GreyhoundA couple of days ago, I got together for beers with the Texiles. Sweetie had loaned his bicycle to them while another Texan was in town. The Texiles had gone for a bike ride to Mount Tabor (which, is really a dormant volcano and very very small by mountain standards, if you could even call it a mountain at all).

One of them had ridden Sweetie's bike.

Sweetie: Isn't the townie great to ride?
Texile: Oh yeah, definitely. Though hills, any sort of hills, are a bitch.
Sweetie: Yeah. That's a drawback.

...

Anyways, I was thinking about this conversation when I was riding my townie home yesterday. Though I should begin this with: I had great triumphs, hurrah!

I had a hair appointment in the evening, and a tight window of time to get ready for it. So as I'm coming out of the building garage, I'm looking at the bike computer and thinking, can I really make it home in 30 minutes?

I hit the road. The waterfront is crowded with people strolling, running, other bicycles, and homeless people. I am practically ringing my bell non-stop. At several points, I have to come to a stop because people are oblivious and there is nowhere for me to go.

The sprinklers are running in the park, so even though it's in the 80s, people are all crowding into the dry half of the concrete. I slow way down, and then swing into the sprinkler zone, and have to swerve to miss more humans, and as I lean into the curve to head back to the extreme right of the pathway, I slip. First time on the bike. I corrected right away, but it was one of those gulp moments.

....

There are 4 hills on the way home. Some of them are steep, some of them less so, but they're still all hills, and they're still a test for me. They include

  1. The ramp from the Esplanade to the bluff above.
  2. From the ramp to the stoplight
  3. The Holladay-Weidler hill
  4. The Knott-Graham hill (aka, Matt Dishman's revenge)
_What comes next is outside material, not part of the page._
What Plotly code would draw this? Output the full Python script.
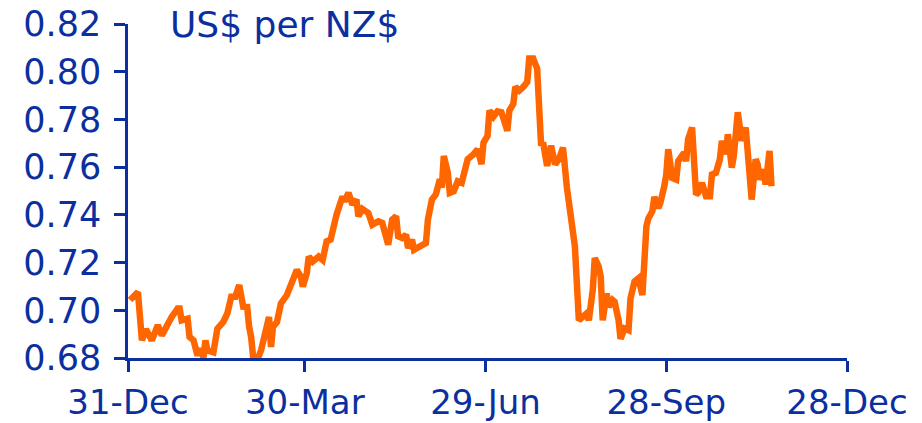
import pandas as pd
import plotly.graph_objects as go

# ---- data ----
base_date = "2006-12-31"
day_offsets = [1, 4, 5, 7, 9, 12, 15, 17, 20, 22, 25, 26, 27, 30, 31, 33, 35, 36, 38, 39,
               40, 43, 45, 48, 50, 52, 54, 56, 58, 60, 61, 62, 63, 65, 67, 69, 71, 72, 73, 75,
               77, 80, 82, 83, 85, 87, 88, 90, 91, 93, 96, 98, 100, 102, 104, 105, 108, 109, 111, 113,
               115, 116, 118, 121, 123, 126, 128, 129, 131, 133, 135, 136, 138, 140, 141, 143, 144, 147, 150, 151,
               153, 155, 157, 158, 159, 161, 162, 164, 166, 168, 170, 171, 174, 176, 178, 179, 181, 182, 184, 186,
               188, 191, 192, 194, 195, 197, 199, 201, 202, 204, 206, 207, 208, 209, 210, 211, 213, 215, 217, 219,
               221, 222, 224, 225, 227, 229, 231, 232, 234, 235, 237, 238, 239, 241, 242, 244, 245, 247, 248, 250,
               252, 253, 255, 257, 259, 261, 262, 264, 265, 267, 268, 270, 271, 272, 274, 276, 277, 280, 281, 282,
               284, 286, 287, 289, 291, 293, 294, 296, 298, 299, 301, 302, 304, 305, 307, 309, 311, 314, 316, 317,
               318, 320, 321, 323, 324]
usd_per_nzd = [0.7043, 0.7076, 0.7076, 0.6874, 0.6920, 0.6874, 0.6937, 0.6895, 0.6951, 0.6972, 0.7008, 0.7008, 0.6958, 0.6965, 0.6888, 0.6874, 0.6810, 0.6839, 0.6803, 0.6874,
               0.6832, 0.6824, 0.6923, 0.6951, 0.6987, 0.7057, 0.7057, 0.7106, 0.7015, 0.7014, 0.6930, 0.6888, 0.6803, 0.6790, 0.6832, 0.6902, 0.6972, 0.6846, 0.6930, 0.6951,
               0.7029, 0.7064, 0.7113, 0.7120, 0.7169, 0.7141, 0.7099, 0.7155, 0.7225, 0.7204, 0.7225, 0.7211, 0.7289, 0.7296, 0.7380, 0.7401, 0.7477, 0.7457, 0.7492, 0.7443,
               0.7464, 0.7394, 0.7425, 0.7408, 0.7359, 0.7373, 0.7366, 0.7324, 0.7275, 0.7380, 0.7394, 0.7310, 0.7303, 0.7317, 0.7261, 0.7296, 0.7254, 0.7268, 0.7282, 0.7380,
               0.7464, 0.7486, 0.7549, 0.7514, 0.7647, 0.7577, 0.7492, 0.7499, 0.7541, 0.7534, 0.7590, 0.7633, 0.7654, 0.7675, 0.7612, 0.7703, 0.7731, 0.7837, 0.7812, 0.7834,
               0.7830, 0.7752, 0.7837, 0.7865, 0.7936, 0.7921, 0.7936, 0.7957, 0.8055, 0.8055, 0.8013, 0.7886, 0.7690, 0.7703, 0.7647, 0.7605, 0.7690, 0.7612, 0.7633, 0.7682,
               0.7513, 0.7450, 0.7352, 0.7268, 0.6958, 0.6970, 0.6987, 0.6958, 0.7085, 0.7219, 0.7183, 0.7141, 0.6958, 0.7071, 0.7014, 0.7043, 0.7036, 0.6958, 0.6880, 0.6923,
               0.6916, 0.7050, 0.7120, 0.7134, 0.7064, 0.7352, 0.7385, 0.7415, 0.7475, 0.7429, 0.7450, 0.7520, 0.7569, 0.7675, 0.7555, 0.7548, 0.7625, 0.7661, 0.7625, 0.7717,
               0.7766, 0.7485, 0.7492, 0.7534, 0.7478, 0.7478, 0.7569, 0.7576, 0.7633, 0.7710, 0.7654, 0.7738, 0.7598, 0.7647, 0.7830, 0.7710, 0.7766, 0.7464, 0.7633, 0.7612,
               0.7548, 0.7590, 0.7527, 0.7668, 0.7520]
assert len(day_offsets) == len(usd_per_nzd)

tick_dates = ["2006-12-31", "2007-03-30", "2007-06-29", "2007-09-28", "2007-12-28"]
tick_labels = ["31-Dec", "30-Mar", "29-Jun", "28-Sep", "28-Dec"]
y_ticks = [0.68, 0.70, 0.72, 0.74, 0.76, 0.78, 0.80, 0.82]
title_text = "US$ per NZ$"

dates = pd.Timestamp(base_date) + pd.to_timedelta(day_offsets, unit="D")

BLUE = "#0B2F9F"
ORANGE = "#FF6600"
FONT = "DejaVu Sans"

fig = go.Figure()
fig.add_trace(go.Scatter(x=dates, y=usd_per_nzd, mode="lines",
                         line=dict(color=ORANGE, width=6.5), hoverinfo="x+y"))

fig.update_layout(
    width=922, height=423,
    margin=dict(l=128, r=75, t=24, b=65, autoexpand=False),
    paper_bgcolor="white", plot_bgcolor="white",
    showlegend=False,
    font=dict(family=FONT, color=BLUE, size=35),
)
fig.update_xaxes(
    type="date", range=[tick_dates[0], tick_dates[-1]],
    tickmode="array", tickvals=tick_dates, ticktext=tick_labels,
    showline=True, linecolor=BLUE, linewidth=2.5,
    ticks="outside", ticklen=11, tickwidth=2.5, tickcolor=BLUE,
    showgrid=False, zeroline=False, automargin=False,
    tickfont=dict(family=FONT, size=34, color=BLUE),
    ticklabelstandoff=1,
)
fig.update_yaxes(
    range=[0.68, 0.82], tickmode="array", tickvals=y_ticks,
    ticktext=[f"{v:.2f}" for v in y_ticks],
    showline=True, linecolor=BLUE, linewidth=2.5,
    ticks="outside", ticklen=11, tickwidth=2.5, tickcolor=BLUE,
    showgrid=False, zeroline=False, automargin=False,
    tickfont=dict(family=FONT, size=35, color=BLUE),
    ticklabelstandoff=6,
)
fig.add_annotation(text=title_text, xref="paper", yref="paper",
                   x=(168 - 128) / 719, y=1.0, xanchor="left", yanchor="middle",
                   showarrow=False, font=dict(family=FONT, size=36, color=BLUE))

fig.write_html("out.html", config={"displayModeBar": False},
               post_script="document.body.style.margin='0';document.body.style.overflow='hidden';")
I'm neither feeling strong nor cocky, so imagine my shock when I rode right up the Esplanade ramp. I mean, I am a long ways away from having to stop on the ramp, but usually it's a big struggle. Last night, for whatever reason, it wasn't.
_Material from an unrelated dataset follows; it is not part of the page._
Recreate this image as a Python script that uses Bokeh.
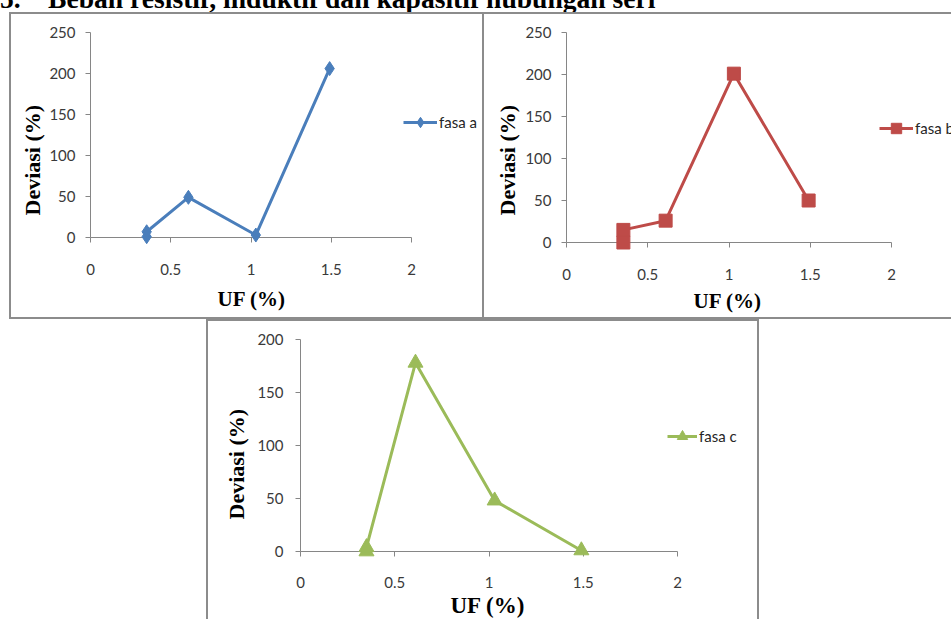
from bokeh.plotting import figure
from bokeh.layouts import column, row
from bokeh.models import Range1d, FixedTicker, Legend, LegendItem, Div, Spacer, Title
from bokeh.embed import file_html
from bokeh.resources import INLINE

# ---------------- data ----------------
title_number = "5."
title_text = "Beban resistif, induktif dan kapasitif hubungan seri"
x_label = "UF (%)"
y_label = "Deviasi (%)"

x_ticks = [0, 0.5, 1, 1.5, 2]
x_tick_labels = ["0", "0.5", "1", "1.5", "2"]
y_ticks_ab = [0, 50, 100, 150, 200, 250]
y_ticks_c = [0, 50, 100, 150, 200]

uf_a = [0.35, 0.35, 0.61, 1.03, 1.49]
dev_a = [1, 7, 49, 3, 206]

uf_b = [0.35, 0.35, 0.61, 1.03, 1.49]
dev_b = [0, 15, 26, 201, 50]

uf_c = [0.35, 0.35, 0.61, 1.03, 1.49]
dev_c = [0, 4, 178, 48, 1]

names = ["fasa a", "fasa b", "fasa c"]

AXIS_GRAY = "#868686"
BORDER = "#8c8c8c"
X_MAX = 2


def panel(xs, ys, color, marker, msize, label, ymax, yticks,
          W, H, ml, axis_px, mt, mb, legend_xy, glyph_w,
          xlab_standoff, xtitle_offset, xtitle_standoff, xtitle_size,
          ylab_standoff, ytitle_standoff, ytitle_offset, shadow):
    # the frame runs to the right edge of the canvas so that the legend
    # (which sits right of the x = 2 tick) is not clipped; the axis is bounded to 0..2
    x_end = X_MAX * (W - ml) / axis_px
    p = figure(width=W, height=H, x_range=Range1d(0, x_end), y_range=Range1d(0, ymax),
               output_backend="svg", toolbar_location=None,
               min_border_left=ml, min_border_right=0,
               min_border_top=mt, min_border_bottom=mb)
    if "frame_align" in p.properties():
        p.frame_align = False
    p.background_fill_color = None
    p.border_fill_color = None
    p.outline_line_color = None
    p.grid.visible = False
    p.styles = {"box-shadow": shadow}

    for ax in (p.xaxis[0], p.yaxis[0]):
        ax.axis_line_color = AXIS_GRAY
        ax.axis_line_width = 1
        ax.major_tick_line_color = AXIS_GRAY
        ax.major_tick_out = 5
        ax.major_tick_in = 0
        ax.minor_tick_line_color = None
        ax.major_label_text_font = "Lato"
        ax.major_label_text_font_size = "15px"
        ax.major_label_text_color = "#3a3a3a"

    p.xaxis.ticker = FixedTicker(ticks=x_ticks)
    p.xaxis.bounds = (0, X_MAX)
    p.xaxis.major_label_overrides = {t: s for t, s in zip(x_ticks, x_tick_labels)}
    p.xaxis.major_label_standoff = xlab_standoff

    p.yaxis.ticker = FixedTicker(ticks=yticks)
    p.yaxis.major_label_standoff = ylab_standoff

    xtitle = Title(text=x_label, align="left", offset=xtitle_offset,
                   standoff=xtitle_standoff, vertical_align="middle",
                   text_font="Liberation Serif", text_font_style="bold",
                   text_font_size=xtitle_size, text_color="#000000")
    p.add_layout(xtitle, "below")

    ytitle = Title(text=y_label, align="left", offset=ytitle_offset,
                   standoff=ytitle_standoff, text_font="Liberation Serif",
                   text_font_style="bold", text_font_size="22px",
                   text_color="#000000")
    p.add_layout(ytitle, "left")

    r_line = p.line(xs, ys, line_color=color, line_width=3)
    r_pts = p.scatter(xs, ys, marker=marker, size=msize, fill_color=color,
                      line_color=color, level="overlay")

    leg = Legend(items=[LegendItem(label=label, renderers=[r_line, r_pts])],
                 location=legend_xy, orientation="vertical",
                 border_line_color=None, background_fill_alpha=0,
                 padding=0, margin=0, spacing=0,
                 glyph_width=glyph_w, glyph_height=26, label_height=20,
                 label_standoff=2, label_text_font="Lato",
                 label_text_font_size="15px", label_text_color="#262626")
    p.add_layout(leg)
    return p


pA = panel(uf_a, dev_a, "#4A7EBB", "diamond", 14, names[0], 250, y_ticks_ab,
           475, 307, 81, 321, 20, 82, (313, 102), 34,
           21, 127, 16, "21px", 10, 4, 22, f"inset 0 0 0 2px {BORDER}")
pB = panel(uf_b, dev_b, "#BE4B48", "square", 13, names[1], 250, y_ticks_ab,
           467, 307, 82, 325, 20, 77, (313, 101), 34,
           21, 127, 11, "21px", 10, 6, 27, f"inset 0 2px 0 {BORDER}, inset 0 -2px 0 {BORDER}")
pC = panel(uf_c, dev_c, "#9BBB59", "triangle", 15, names[2], 200, y_ticks_c,
           553, 300, 94, 377, 20, 67, (367, 102), 30,
           20, 150, 2, "23px", 12, 12, 32, f"inset 2px 2px 0 {BORDER}, inset -2px 0 0 {BORDER}")

title = Div(
    text=(
        '<div style="position:relative;top:-15px;white-space:nowrap;'
        "font-family:'Liberation Serif';font-weight:bold;font-size:27.6px;"
        'line-height:1;color:#000">'
        f'<span style="display:inline-block;width:48px">{title_number}</span>{title_text}</div>'
    ),
    width=951, height=12, margin=0,
)

layout = column(
    title,
    row(Spacer(width=9, height=307), pA, pB),
    row(Spacer(width=206, height=300), pC),
)

open("out.html", "w").write(file_html(layout, INLINE))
Getting to the stoplight was still a struggle. As was the Holladay hill.

By the time I get to Dishman's revenge, I stop at the stop sign and try to recollect myself. Just this last hill. There's even a chance I might make it home under 30 minutes.

As i'm ready to get started, a guy blows past me, grunting, "damn hills, damn hills". I figure he's saying this as encouragement as he looks young and thin and fit and no one to be complaining about Dishman's revenge. But he struggles, rising from the saddle, hammering the peddles, leaning the bike right and left.

I follow, and to my suprise, without trying, I'm in his draft, almost effortlessly being pulled up the hill by his momentum. And the rest of the way home, he's blowing through stop signs while I'm stopping for them. And I'm keeping up. Dude, I'm keeping up!

I did get home in 27 minutes. On my townie 3speed. Admittedly, I was out of breath for quite awhile afterwards, but totally manic too.